A multi-scale analysis and visualization platform for cancer data – deriving tumor microenvironment behavior from pathology and transcriptomics

Abstract:

Heterogeneity is a hallmark of cancer and perhaps one of the most important features associated with resistance to therapies and likelihood of recurrence and/or metastasis. Genomic instability contributes to genetic diversity, which leads to high levels of intratumoural heterogeneity. While genetic diversity is one contributor to phenotypic heterogeneity in tumors, the spatial variation in the tumor microenvironment (TME) also drives emergent phenotypic heterogeneity and intrinsic variation in resistance to drugs and the immune system. Ultimately, heterogeneity leads to higher likelihood of metastasis. Traditionally, pathology allowed for the assessment of heterogeneity. However, this was limited to gross assessment of the TME, through measurement of mitotic levels and severity of cancer invasion.

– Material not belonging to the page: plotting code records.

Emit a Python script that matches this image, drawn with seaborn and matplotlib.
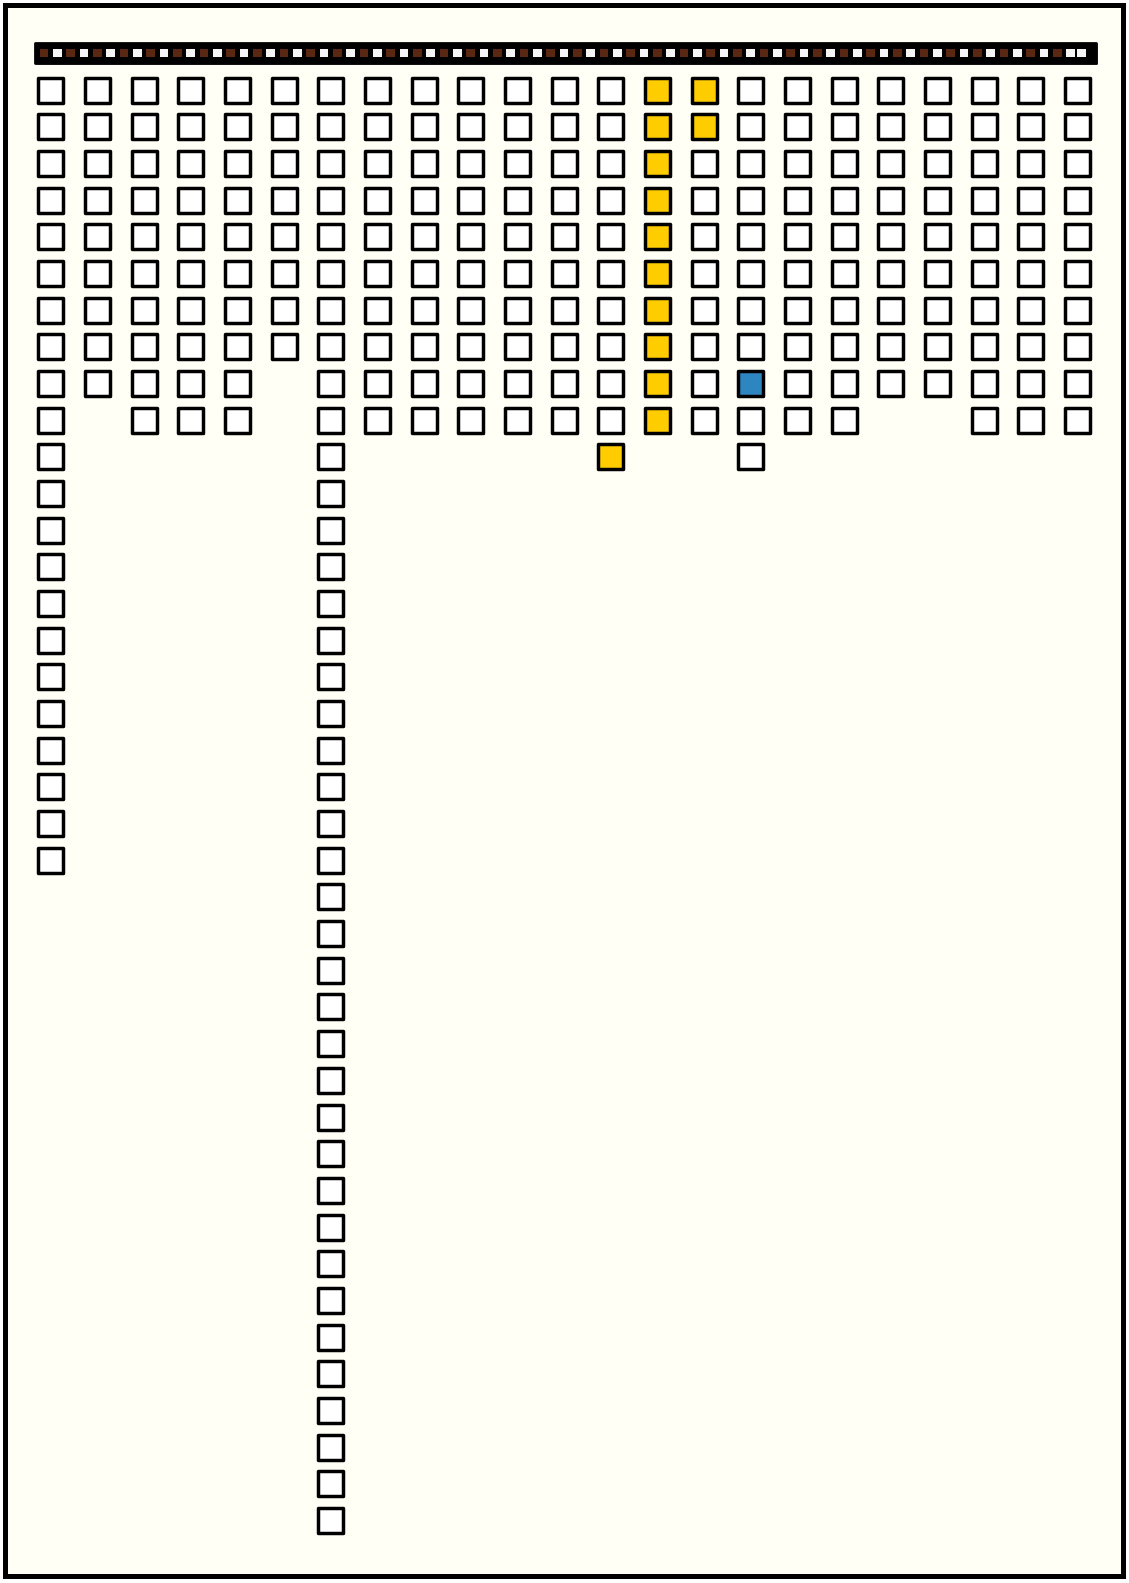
import numpy as np
import pandas as pd
import seaborn as sns
import matplotlib.pyplot as plt
import matplotlib.patheffects as pe
from matplotlib.patches import Rectangle

# squares per column, left to right
counts = [22, 9, 10, 10, 10, 8, 40, 10, 10, 10, 10, 10, 11, 10, 10, 11, 10, 10, 9, 9, 10, 10, 10]
# highlighted cells: (column, row) -> colour group
yellow_cells = [(12, 10)] + [(13, r) for r in range(10)] + [(14, 0), (14, 1)]
blue_cells = [(15, 8)]

palette = {"plain": "#FFFFFF", "yellow": "#FFCC00", "blue": "#2E86C1"}
ivory = "#FFFFF5"
brown = "#5A2812"

# build the long table of cells
rows = []
for c, n in enumerate(counts):
    for r in range(n):
        state = "plain"
        if (c, r) in yellow_cells:
            state = "yellow"
        elif (c, r) in blue_cells:
            state = "blue"
        rows.append({"col": c, "row": r, "state": state})
df = pd.DataFrame(rows)

sns.set_style("white")
fig = plt.figure(figsize=(11.29, 15.83), dpi=100)
fig.patch.set_facecolor("white")

# outer frame (behind the axes)
fig.patches.append(Rectangle((4.5 / 1129, 1 - 1575.5 / 1583), 1118 / 1129, 1571 / 1583,
                             transform=fig.transFigure, facecolor=ivory,
                             edgecolor="black", linewidth=3.6, zorder=-5))

ax = fig.add_axes([0, 0, 1, 1])
ax.set_facecolor("none")
ax.set_zorder(1)

shadow = [pe.SimplePatchShadow(offset=(1.4, -1.4), shadow_rgbFace="#888888", alpha=0.7), pe.Normal()]

sns.scatterplot(data=df, x="col", y="row", hue="state", palette=palette,
                marker="s", s=324, edgecolor="black", linewidth=2.5, alpha=1,
                legend=False, ax=ax, zorder=3)
for coll in ax.collections:
    coll.set_path_effects(shadow)

# header band with alternating small squares
band = Rectangle((-0.33, (42.5 - 90) / 36.68), 22.72, 20.5 / 36.68,
                 facecolor="black", edgecolor="black", linewidth=2,
                 joinstyle="round", zorder=2)
band.set_path_effects(shadow)
ax.add_patch(band)
bx = -0.146 + np.arange(79) * (2 / 7)
bx[-1] = bx[-2] + 0.23
bcol = [brown if i % 2 == 0 else "#F5F5F5" for i in range(79)]
bcol[-1] = "#F5F5F5"
ax.scatter(bx, np.full(len(bx), (53 - 90) / 36.68), marker="s", s=40, c=bcol,
           linewidths=0, zorder=4)

ax.set_xlim(-50.8 / 46.67, (1129 - 50.8) / 46.67)
ax.set_ylim((1583 - 90) / 36.68, -90 / 36.68)
ax.axis("off")

fig.savefig("out.png", dpi=100, facecolor=fig.get_facecolor())
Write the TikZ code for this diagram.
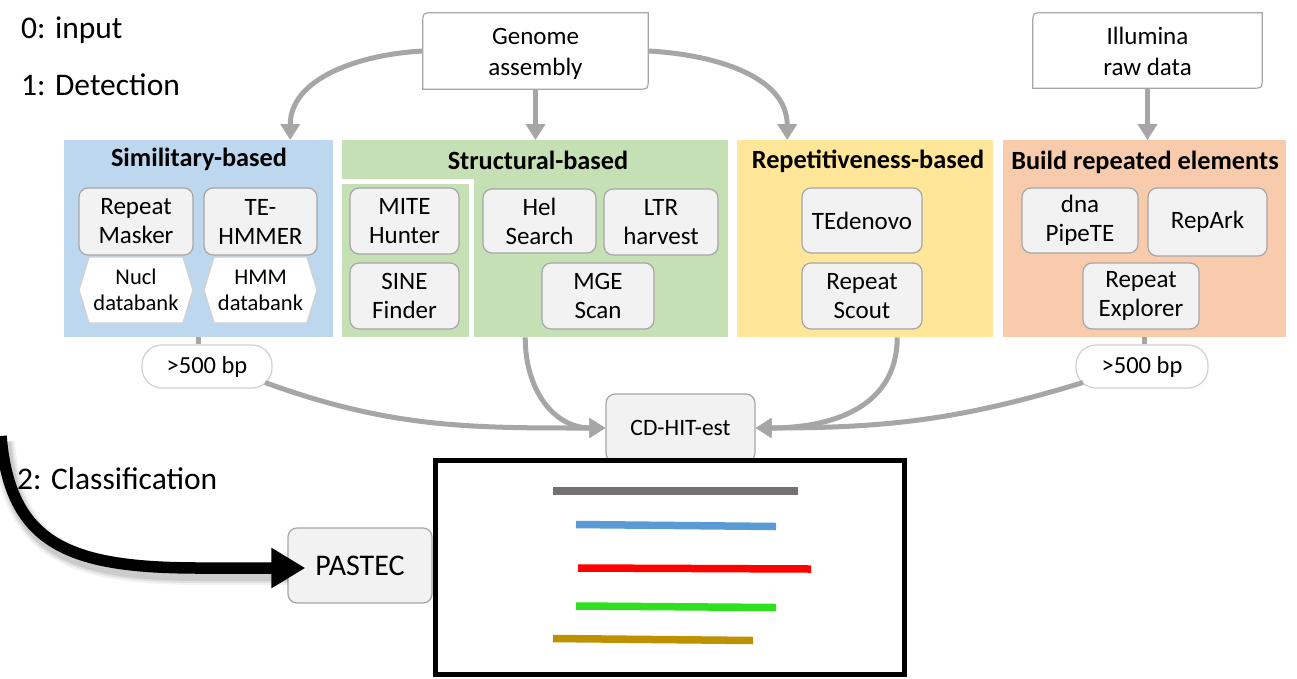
\documentclass[tikz,border=0pt]{standalone}
\usepackage{fontspec}
\setmainfont{Carlito}
\usetikzlibrary{arrows.meta,shapes.symbols}
\definecolor{simblue}{HTML}{BDD7EE}
\definecolor{strgreen}{HTML}{C5E0B4}
\definecolor{repyellow}{HTML}{FFE699}
\definecolor{bldorange}{HTML}{F8CBAD}
\definecolor{toolfill}{HTML}{F2F2F2}
\definecolor{toolline}{HTML}{A6A6A6}
\definecolor{flowgray}{HTML}{A6A6A6}
\definecolor{pillline}{HTML}{D0D0D0}
\definecolor{seqgray}{HTML}{767171}
\definecolor{seqblue}{HTML}{5B9BD5}
\definecolor{seqred}{HTML}{FF0000}
\definecolor{seqgreen}{HTML}{2EE01E}
\definecolor{seqgold}{HTML}{BF9000}
\begin{document}
\begin{tikzpicture}[x=1pt,y=-1pt,
  panel/.style={rectangle, inner sep=0pt, anchor=north west, minimum height=197pt},
  paneltitle/.style={inner sep=0pt, font=\fontsize{26.3}{31}\selectfont\bfseries},
  tool/.style={rectangle, draw=toolline, fill=toolfill, line width=1.2pt, rounded corners=9pt,
    inner sep=0pt, align=center, font=\fontsize{25}{29}\selectfont},
  dbank/.style={shape=signal, signal to=west and east, signal pointer angle=146,
    draw=pillline, fill=white, line width=1.2pt, inner sep=0pt, align=center,
    font=\fontsize{22.5}{26}\selectfont},
  inbox/.style={rectangle, inner sep=0pt, align=center, font=\fontsize{25}{31}\selectfont},
  inline/.style={draw=toolline, fill=white, line width=1.2pt},
  pill/.style={rectangle, draw=pillline, fill=white, line width=1.2pt, rounded corners=20pt,
    inner sep=0pt, font=\fontsize{24.5}{29}\selectfont},
  steplabel/.style={inner sep=0pt, anchor=west, font=\fontsize{31.5}{36}\selectfont},
  flow/.style={draw=flowgray, line width=5pt, -{Triangle[width=19pt,length=16pt]}},
  flowplain/.style={draw=flowgray, line width=5pt},
  seq/.style={line width=7.5pt}
]
\useasboundingbox (0,0) rectangle (1297,678);
\fill[white] (0,0) rectangle (1297,678);

% step labels
\node[steplabel] (lab0) at (21,30) {0: input};
\node[steplabel] (lab1) at (21,85) {1: Detection};
\node[steplabel] (lab2) at (17,479) {2: Classification};

% inputs
\node[inbox, minimum width=225pt, minimum height=76pt] (genome) at (535.5,51) {};
\draw[inline] ([yshift=-10pt]genome.north west) .. controls (genome.north west) .. ([xshift=10pt]genome.north west)
  -- (genome.north east) -- ([yshift=10pt]genome.south east) .. controls (genome.south east) .. ([xshift=-10pt]genome.south east)
  -- (genome.south west) -- cycle;
\node[inbox] at ([yshift=-3pt]genome.center) {Genome\\assembly};

\node[inbox, minimum width=229pt, minimum height=75pt] (illum) at (1147.5,50.5) {};
\draw[inline] ([yshift=-10pt]illum.north west) .. controls (illum.north west) .. ([xshift=10pt]illum.north west)
  -- (illum.north east) -- ([yshift=10pt]illum.south east) .. controls (illum.south east) .. ([xshift=-10pt]illum.south east)
  -- (illum.south west) -- cycle;
\node[inbox] at ([yshift=-1pt]illum.center) {Illumina\\raw data};

% detection panels
\node[panel, fill=simblue, minimum width=269pt] (sim) at (64,140) {};
\node[panel, fill=strgreen, minimum width=386pt] (str) at (342,140) {};
\node[panel, fill=repyellow, minimum width=256pt] (rep) at (737,140) {};
\node[panel, fill=bldorange, minimum width=283pt] (bld) at (1003,140) {};
\draw[white, line width=5pt] (342,181.5) -- (471,181.5) -- (471,337);

\node[paneltitle] (tsim) at (199,159) {Similitary-based};
\node[paneltitle] (tstr) at (538,160) {Structural-based};
\node[paneltitle] (trep) at (868,161) {Repetitiveness-based};
\node[paneltitle] (tbld) at (1145,162) {Build repeated elements};

% similarity-based tools and their databanks
\node[dbank, minimum width=114pt, minimum height=66pt] (nucl) at (136,290) {Nucl\\databank};
\node[dbank, minimum width=113pt, minimum height=66pt] (hmmdb) at (260.5,290) {HMM\\databank};
\node[tool, minimum width=114pt, minimum height=67pt] (rmask) at (136,221.5) {Repeat\\Masker};
\node[tool, minimum width=113pt, minimum height=67pt] (tehmm) at (260.5,221.5) {TE-\\HMMER};

% structural-based tools
\node[tool, minimum width=109pt, minimum height=66pt] (mite) at (404.5,221) {MITE\\Hunter};
\node[tool, minimum width=109pt, minimum height=66pt] (sine) at (404.5,296) {SINE\\Finder};
\node[tool, minimum width=113pt, minimum height=64pt] (hel) at (539.5,221) {Hel\\Search};
\node[tool, minimum width=114pt, minimum height=66pt] (ltr) at (661,222) {LTR\\harvest};
\node[tool, minimum width=112pt, minimum height=66pt] (mge) at (598,296) {MGE\\Scan};

% repetitiveness-based tools
\node[tool, minimum width=120pt, minimum height=65pt] (tedn) at (862,220.5) {TEdenovo};
\node[tool, minimum width=120pt, minimum height=66pt] (rscout) at (862,296) {Repeat\\Scout};

% repeated element builders
\node[tool, minimum width=116pt, minimum height=65pt] (dnap) at (1080,220.5) {dna\\PipeTE};
\node[tool, minimum width=119pt, minimum height=68pt] (repark) at (1207.5,222) {RepArk};
\node[tool, minimum width=116pt, minimum height=66pt] (rexpl) at (1141,296) {Repeat\\Explorer};

% length filters and clustering
\node[pill, minimum width=130pt, minimum height=43pt] (bp1) at (207,366.5) {>500 bp};
\node[pill, minimum width=132pt, minimum height=43pt] (bp2) at (1142,366.5) {>500 bp};
\node[tool, minimum width=149pt, minimum height=68pt, font=\fontsize{23.5}{28}\selectfont] (cdhit) at (680.5,428) {CD-HIT-est};

% flow from inputs into the panels
\draw[flow] (genome.west) to[out=183,in=90] ([xshift=91.5pt]sim.north);
\draw[flow] (genome.south) -- (genome.south |- str.north);
\draw[flow] (genome.east) to[out=-3,in=90] ([xshift=-78pt]rep.north);
\draw[flow] (illum.south) -- (illum.south |- bld.north);

% flow from the panels to CD-HIT-est
\draw[flowplain] (sim.south) -- (sim.south |- bp1.north);
\draw[flowplain] (bld.south) -- (bld.south |- bp2.north);
\draw[flow] ([shift={(58pt,-16pt)}]bp1.center) to[out=-20,in=180] (cdhit.west);
\draw[flow] ([xshift=-10pt]str.south) to[out=-90,in=180,looseness=1.1] (cdhit.west);
\draw[flow] ([xshift=32pt]rep.south) to[out=-90,in=0,looseness=1.1] (cdhit.east);
\draw[flow] ([shift={(-59pt,-16pt)}]bp2.center) to[out=197,in=0] (cdhit.east);

% classification
\node[tool, minimum width=144pt, minimum height=75pt, font=\fontsize{30}{34}\selectfont] (pastec) at (360,565.5) {PASTEC};
\node[rectangle, draw=black, line width=5pt, inner sep=0pt, minimum width=469pt, minimum height=214pt] (res) at (669.5,567) {};
\draw[seq, seqgray]  (553,491) -- (798,491);
\draw[seq, seqblue]  (576,524.5) -- (776,526.5);
\draw[seq, seqred]   (578,568) -- (811,569);
\draw[seq, seqgreen] (576,606) -- (776,607.5);
\draw[seq, seqgold]  (553,638.5) -- (753,640.5);

\coordinate (cstart) at (1,436);
\foreach \w/\o in {22/0.05,18/0.07,14/0.09}{
  \draw[black, opacity=\o, line width=\w pt, transform canvas={shift={(3pt,-6pt)}}]
    (cstart) .. controls (10,545) and (70,568) .. (200,568) -- (285,568);
}
\draw[black, line width=11.5pt, -{Triangle[width=38pt,length=34pt]}]
  (cstart) .. controls (10,545) and (70,568) .. (200,568) -- ([xshift=18pt]pastec.west |- 0,568);
\end{tikzpicture}
\end{document}
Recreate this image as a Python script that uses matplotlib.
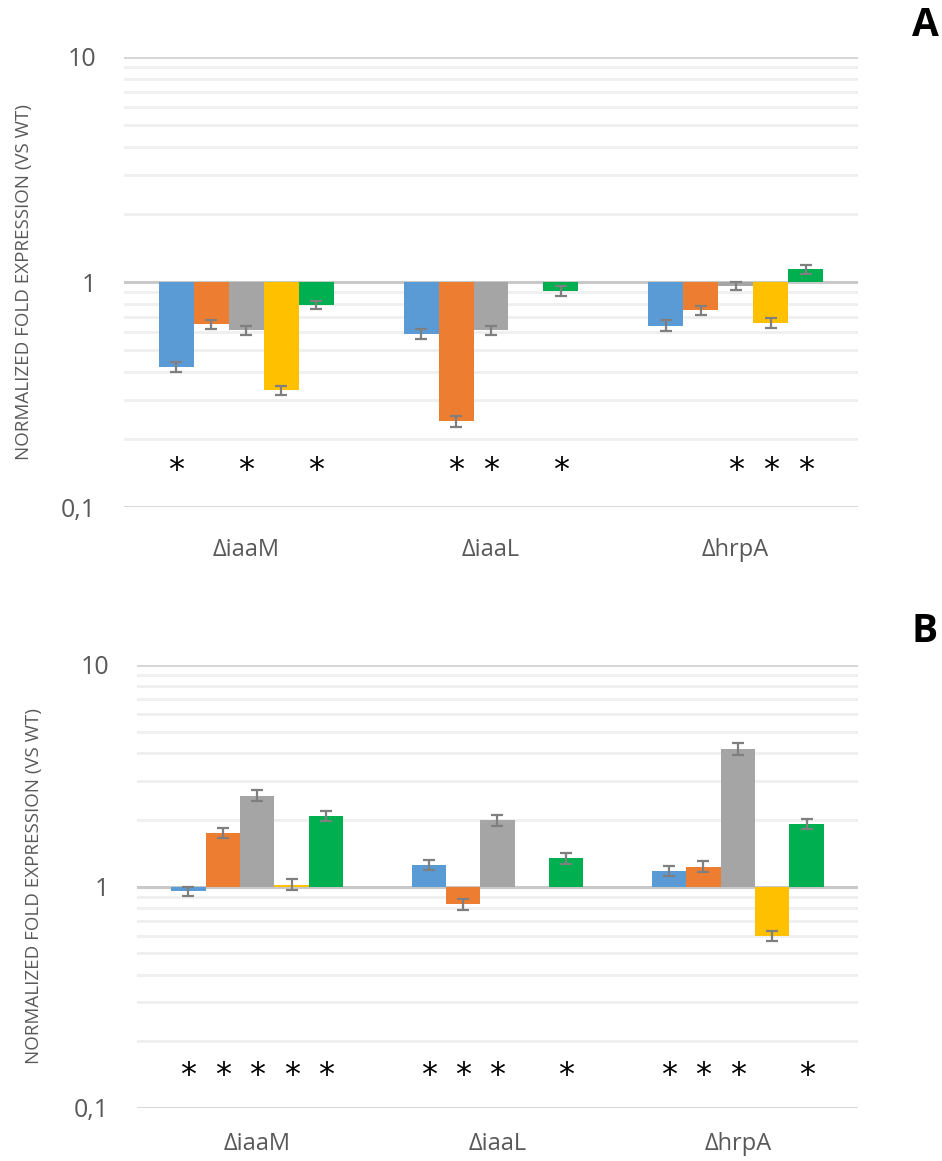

We present SimBioSys PhenoScope, a multi-scale analysis and visualization platform that integrates cancer data across scales to extract cross modality trends that drive cancer invasion. As a demonstrated use case for the platform, we present a vignette of using the platform to analyze pathology slides at three scales. Three convolutional neural networks (CNN) are developed and validated. The outputs of these networks were combined with 2D simulations of the metabolic behavior and growth of cells within the TME.

Two CNNs were developed and one implemented: one that identifies cells undergoing mitosis, one that segments individual cells and classifies their type, and one that segments five tissues from pathology slides. Additionally, transcriptional data was used to generate patient specific metabolic models. Each CNN was developed using training images and validated on the test images. The mitosis detection CNN was found to have an accuracy of 76.2% (precision=83%, recall=76%) in the test set. The classification CNN was found to have a Dice Similarity Coefficient (DSC) of 0.821 for segmenting cells and an F1 score for classifying cells ranging from 0.559 (F1i) to 0.756 (F1d). The segmentation CNN was found to have an accuracy of 78.1% with DSC ranging from 0.66 and 0.86 depending on tissue. The segmentations were input into a proprietary simulation framework along with patient-specific metabolic models to predict the spatial gradients of nutrients, and spatial organization of growth and metabolism. Simulations show multiple behaviors such as regions of high lactate production or consumption by cancer, and regions that differ by lactate production and alanine uptake in cancers. These behaviors were correlated with local cell mitoses and invasion of Tumor Infiltrating Lymphocytes.

Tools to examine cancers across scales and within the TME are currently lacking. We demonstrate a proof-of-principle approach of combining data across scales in a fashion that allows for novel predictions of TME behavior.